Implications of field $\mathbf{F}$ with characteristic $0$.

Question

I am required to show that given any field $\mathbf{F}$ of characteristic zero the set $\mathbf{Q}$ of all rational numbers is a subset of $\mathbf{F}$.

The following is my attempt at the problem is it correct?

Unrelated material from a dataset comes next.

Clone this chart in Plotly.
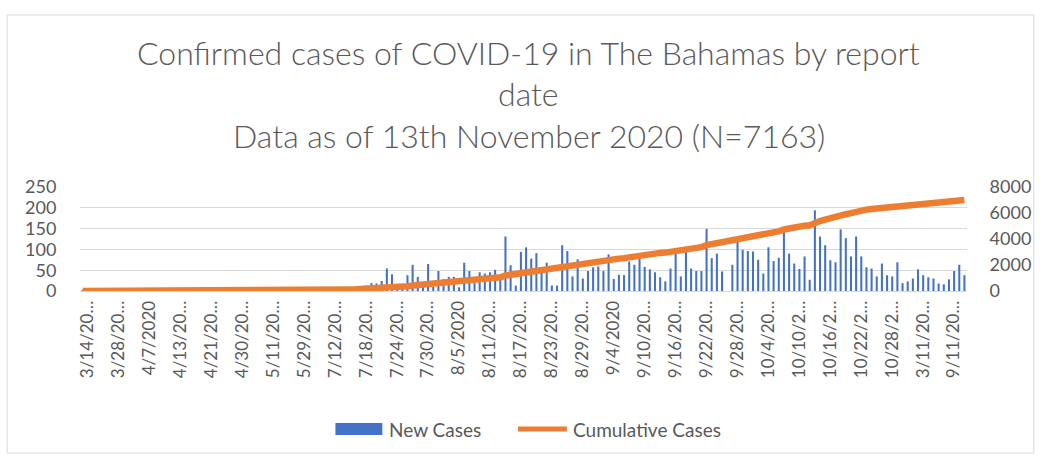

Proof. Since $\mathbf{F}$ is a field of characteristic zero it follows that $\forall n\in\mathbf{N}\left(\sum_{j=1}^{n}1\neq 0\right)$ consequently given any arbitrary rational number $\phi = \frac{p}{q}$ where $q\ne 0$ it follows that $p = (\sum_{j=1}^{p}1)\in\mathbf{F}$ and $q = (\sum_{j=1}^{q}1)\in\mathbf{F}$ since $q\neq 0$ we can deduce using the axioms of a field that $\frac{1}{q}\in\mathbf{F}$ and by extension reason that $\frac{p}{q}\in\mathbf{F}$.

$\blacksquare$

Answer 1

There are several problems (some of which were mentioned in the comments):

1. The statement is false. The best you can do is to prove that $\mathbf F$ contains a subfield which is isomorphic to $\mathbb Q$.
2. You assert that you found a way of associating each element of $\mathbb Q$ with an element of $\mathbf F$. No, you did not. To each representation of a positive rational number as $\frac pq$ (with $p,q\in\mathbb N$) you associated an element of $\mathbf F$. But you did not prove that, say $\frac23$ and $\frac69$ are associated with the same number (they should, since they are the same rational number).
3. What about the negative rationals?
4. You still have to proved that this association is a field homomorphism (it is).